--- start of Working data ---
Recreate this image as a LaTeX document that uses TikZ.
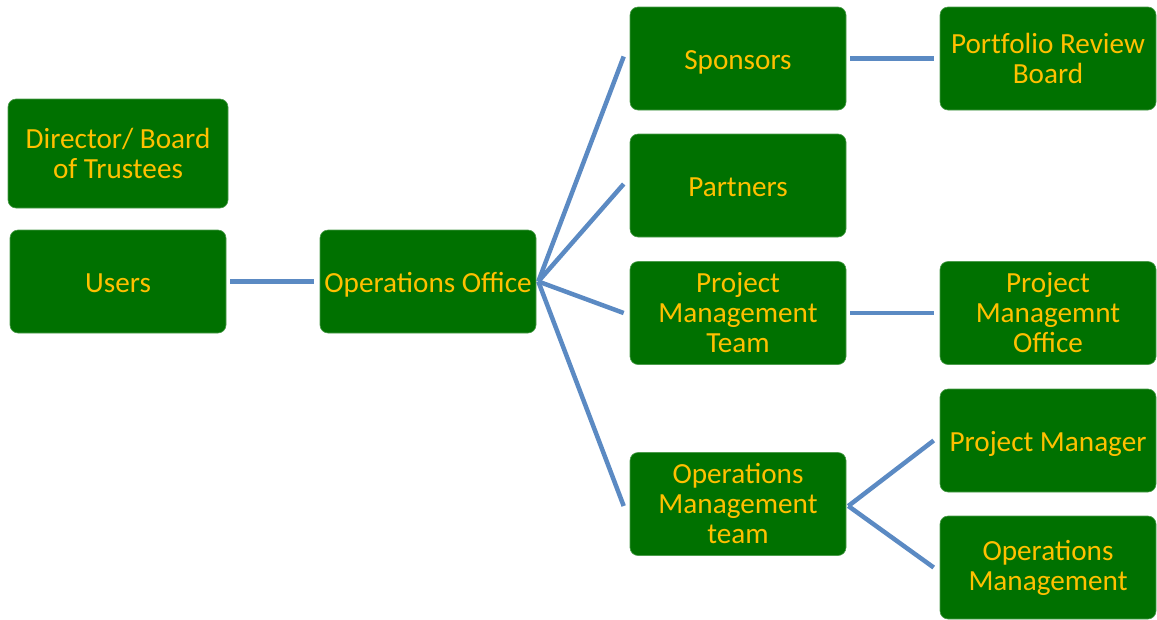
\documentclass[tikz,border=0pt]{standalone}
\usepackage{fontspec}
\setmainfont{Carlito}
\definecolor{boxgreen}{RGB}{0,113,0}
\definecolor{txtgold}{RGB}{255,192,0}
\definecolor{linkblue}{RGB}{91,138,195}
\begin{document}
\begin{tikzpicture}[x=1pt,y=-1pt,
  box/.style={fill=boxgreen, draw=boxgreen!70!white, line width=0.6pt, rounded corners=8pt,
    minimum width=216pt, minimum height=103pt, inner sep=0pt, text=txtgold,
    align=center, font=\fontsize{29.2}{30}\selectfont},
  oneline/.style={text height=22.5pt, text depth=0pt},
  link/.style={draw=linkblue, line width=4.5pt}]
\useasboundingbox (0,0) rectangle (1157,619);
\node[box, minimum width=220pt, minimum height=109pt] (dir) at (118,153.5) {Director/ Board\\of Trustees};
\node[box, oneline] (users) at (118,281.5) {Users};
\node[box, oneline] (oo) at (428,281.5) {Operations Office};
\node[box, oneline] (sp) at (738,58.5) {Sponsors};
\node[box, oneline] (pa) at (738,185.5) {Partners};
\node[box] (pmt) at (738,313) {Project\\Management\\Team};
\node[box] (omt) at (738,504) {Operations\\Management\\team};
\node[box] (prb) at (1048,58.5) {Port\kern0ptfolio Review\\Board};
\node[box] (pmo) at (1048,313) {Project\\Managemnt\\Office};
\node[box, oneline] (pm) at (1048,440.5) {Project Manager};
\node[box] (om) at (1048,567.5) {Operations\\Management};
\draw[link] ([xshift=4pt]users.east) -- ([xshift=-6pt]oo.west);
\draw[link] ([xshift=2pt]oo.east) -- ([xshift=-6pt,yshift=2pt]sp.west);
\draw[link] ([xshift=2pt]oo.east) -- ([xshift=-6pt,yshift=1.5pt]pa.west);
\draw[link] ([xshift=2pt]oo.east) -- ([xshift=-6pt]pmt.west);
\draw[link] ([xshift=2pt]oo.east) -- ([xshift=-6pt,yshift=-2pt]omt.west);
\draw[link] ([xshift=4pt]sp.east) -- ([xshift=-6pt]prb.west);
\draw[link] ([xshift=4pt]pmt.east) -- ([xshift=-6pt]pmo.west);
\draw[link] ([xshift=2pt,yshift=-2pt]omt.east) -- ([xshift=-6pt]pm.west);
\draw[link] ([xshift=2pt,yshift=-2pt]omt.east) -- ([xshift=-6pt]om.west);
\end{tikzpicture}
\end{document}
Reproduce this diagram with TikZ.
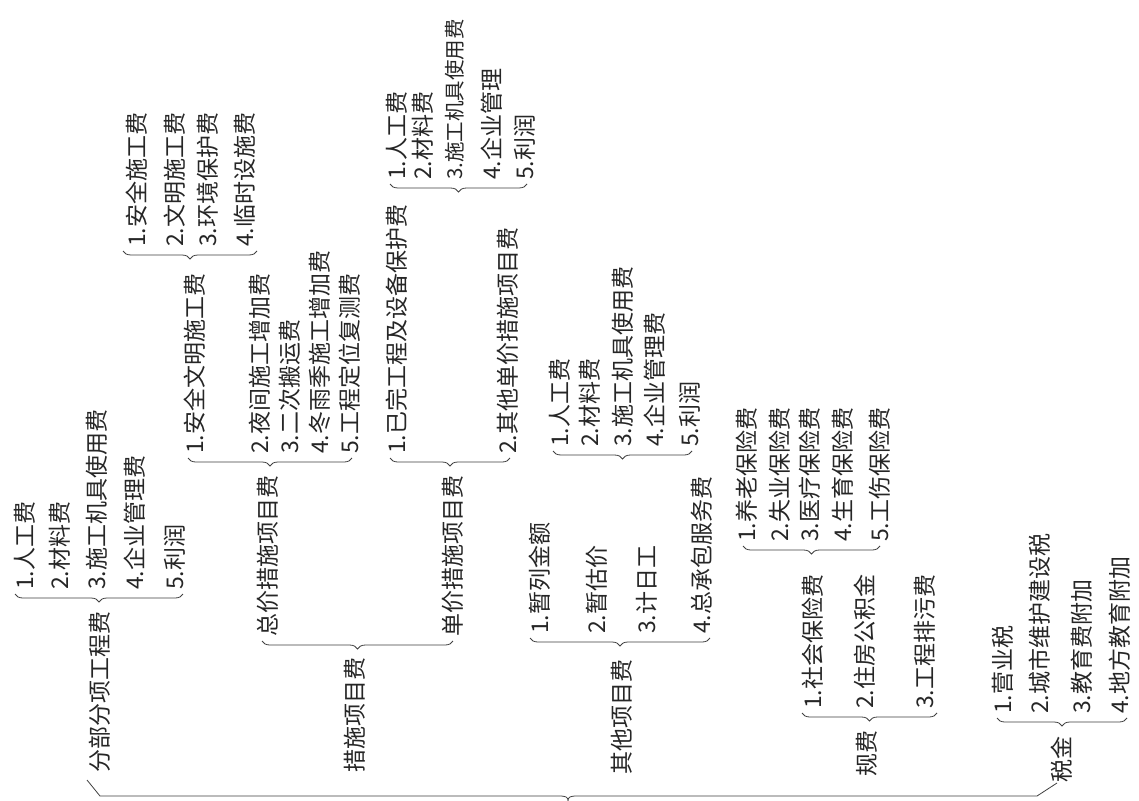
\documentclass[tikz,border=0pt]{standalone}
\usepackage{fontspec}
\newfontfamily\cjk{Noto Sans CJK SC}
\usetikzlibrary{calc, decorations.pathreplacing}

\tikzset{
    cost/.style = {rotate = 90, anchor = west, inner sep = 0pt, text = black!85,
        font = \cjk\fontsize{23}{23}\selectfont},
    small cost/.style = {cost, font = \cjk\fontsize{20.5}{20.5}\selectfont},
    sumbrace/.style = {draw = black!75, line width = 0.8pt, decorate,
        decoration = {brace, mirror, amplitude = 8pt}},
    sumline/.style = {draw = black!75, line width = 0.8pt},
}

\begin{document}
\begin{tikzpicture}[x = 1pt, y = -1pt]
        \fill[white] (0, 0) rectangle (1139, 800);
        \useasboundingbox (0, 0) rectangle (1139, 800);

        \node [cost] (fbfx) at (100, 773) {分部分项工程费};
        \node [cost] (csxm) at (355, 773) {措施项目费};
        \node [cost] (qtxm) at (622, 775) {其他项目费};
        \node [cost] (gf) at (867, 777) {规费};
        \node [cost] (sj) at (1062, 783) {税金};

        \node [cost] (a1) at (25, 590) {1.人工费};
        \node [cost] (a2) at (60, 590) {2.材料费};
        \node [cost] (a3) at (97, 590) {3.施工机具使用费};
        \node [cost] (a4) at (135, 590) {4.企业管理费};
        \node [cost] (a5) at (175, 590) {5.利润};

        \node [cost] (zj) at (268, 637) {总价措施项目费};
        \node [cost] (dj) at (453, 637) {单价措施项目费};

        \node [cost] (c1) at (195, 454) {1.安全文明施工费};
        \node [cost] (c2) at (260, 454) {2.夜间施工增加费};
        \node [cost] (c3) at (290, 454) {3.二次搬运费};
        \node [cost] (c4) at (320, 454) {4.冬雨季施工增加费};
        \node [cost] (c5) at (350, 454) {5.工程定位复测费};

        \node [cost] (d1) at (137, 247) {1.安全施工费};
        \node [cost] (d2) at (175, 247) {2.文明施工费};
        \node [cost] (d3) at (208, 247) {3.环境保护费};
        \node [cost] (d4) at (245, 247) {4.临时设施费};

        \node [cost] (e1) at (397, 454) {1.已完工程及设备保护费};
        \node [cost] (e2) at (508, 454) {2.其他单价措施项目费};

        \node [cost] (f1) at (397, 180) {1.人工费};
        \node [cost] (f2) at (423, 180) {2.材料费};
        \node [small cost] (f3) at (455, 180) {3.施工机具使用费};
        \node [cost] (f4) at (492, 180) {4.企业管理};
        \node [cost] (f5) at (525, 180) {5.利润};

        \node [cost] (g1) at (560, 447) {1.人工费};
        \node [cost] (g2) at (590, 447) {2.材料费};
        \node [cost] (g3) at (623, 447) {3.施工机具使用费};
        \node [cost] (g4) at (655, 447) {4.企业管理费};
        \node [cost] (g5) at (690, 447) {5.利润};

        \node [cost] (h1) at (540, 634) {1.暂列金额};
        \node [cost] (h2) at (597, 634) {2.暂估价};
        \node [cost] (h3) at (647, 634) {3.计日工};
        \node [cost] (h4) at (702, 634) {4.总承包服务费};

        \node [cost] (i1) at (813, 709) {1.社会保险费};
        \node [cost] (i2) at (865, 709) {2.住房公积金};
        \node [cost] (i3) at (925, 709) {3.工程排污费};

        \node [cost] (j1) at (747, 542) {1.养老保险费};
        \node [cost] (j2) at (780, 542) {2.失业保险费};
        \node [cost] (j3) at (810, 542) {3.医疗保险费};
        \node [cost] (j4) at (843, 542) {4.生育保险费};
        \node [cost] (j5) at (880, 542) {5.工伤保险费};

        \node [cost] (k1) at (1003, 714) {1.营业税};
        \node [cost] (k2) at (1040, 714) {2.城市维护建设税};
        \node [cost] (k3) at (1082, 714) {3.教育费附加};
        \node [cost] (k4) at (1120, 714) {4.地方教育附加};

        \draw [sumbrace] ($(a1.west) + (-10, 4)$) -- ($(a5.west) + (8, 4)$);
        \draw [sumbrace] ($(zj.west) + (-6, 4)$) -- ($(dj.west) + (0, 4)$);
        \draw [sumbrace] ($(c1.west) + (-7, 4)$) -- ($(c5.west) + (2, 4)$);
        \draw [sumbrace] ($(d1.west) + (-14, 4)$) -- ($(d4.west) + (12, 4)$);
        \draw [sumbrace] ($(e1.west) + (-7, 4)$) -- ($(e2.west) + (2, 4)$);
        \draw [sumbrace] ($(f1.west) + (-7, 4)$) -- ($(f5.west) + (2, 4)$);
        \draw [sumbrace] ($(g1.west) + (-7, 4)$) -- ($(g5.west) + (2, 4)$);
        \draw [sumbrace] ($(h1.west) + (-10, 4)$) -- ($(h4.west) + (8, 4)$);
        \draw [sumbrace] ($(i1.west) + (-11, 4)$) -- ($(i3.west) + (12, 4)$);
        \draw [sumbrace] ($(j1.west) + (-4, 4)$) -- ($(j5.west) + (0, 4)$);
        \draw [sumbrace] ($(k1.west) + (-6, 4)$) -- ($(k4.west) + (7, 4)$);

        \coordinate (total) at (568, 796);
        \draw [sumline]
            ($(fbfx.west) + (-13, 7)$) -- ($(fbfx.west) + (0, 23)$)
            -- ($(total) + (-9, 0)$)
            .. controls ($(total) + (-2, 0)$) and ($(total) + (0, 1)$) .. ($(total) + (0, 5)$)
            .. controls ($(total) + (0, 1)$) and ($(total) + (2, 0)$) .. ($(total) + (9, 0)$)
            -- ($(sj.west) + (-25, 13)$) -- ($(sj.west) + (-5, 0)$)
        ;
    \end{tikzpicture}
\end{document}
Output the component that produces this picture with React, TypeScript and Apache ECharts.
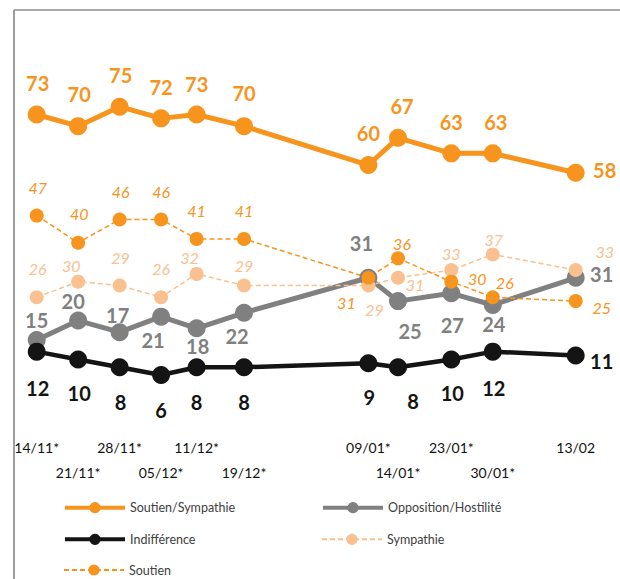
--- end of Working data ---
§ Challenge: Set down, word for word, the lines from the one holding "Reproduce this diagram with TikZ." through the one holding "[cost] (dj) at". Skip the pictures.

§ Problem solution:
Reproduce this diagram with TikZ.
\documentclass[tikz,border=0pt]{standalone}
\usepackage{fontspec}
\newfontfamily\cjk{Noto Sans CJK SC}
\usetikzlibrary{calc, decorations.pathreplacing}

\tikzset{
    cost/.style = {rotate = 90, anchor = west, inner sep = 0pt, text = black!85,
        font = \cjk\fontsize{23}{23}\selectfont},
    small cost/.style = {cost, font = \cjk\fontsize{20.5}{20.5}\selectfont},
    sumbrace/.style = {draw = black!75, line width = 0.8pt, decorate,
        decoration = {brace, mirror, amplitude = 8pt}},
    sumline/.style = {draw = black!75, line width = 0.8pt},
}

\begin{document}
\begin{tikzpicture}[x = 1pt, y = -1pt]
        \fill[white] (0, 0) rectangle (1139, 800);
        \useasboundingbox (0, 0) rectangle (1139, 800);

        \node [cost] (fbfx) at (100, 773) {分部分项工程费};
        \node [cost] (csxm) at (355, 773) {措施项目费};
        \node [cost] (qtxm) at (622, 775) {其他项目费};
        \node [cost] (gf) at (867, 777) {规费};
        \node [cost] (sj) at (1062, 783) {税金};

        \node [cost] (a1) at (25, 590) {1.人工费};
        \node [cost] (a2) at (60, 590) {2.材料费};
        \node [cost] (a3) at (97, 590) {3.施工机具使用费};
        \node [cost] (a4) at (135, 590) {4.企业管理费};
        \node [cost] (a5) at (175, 590) {5.利润};

        \node [cost] (zj) at (268, 637) {总价措施项目费};
        \node [cost] (dj) at (453, 637) {单价措施项目费};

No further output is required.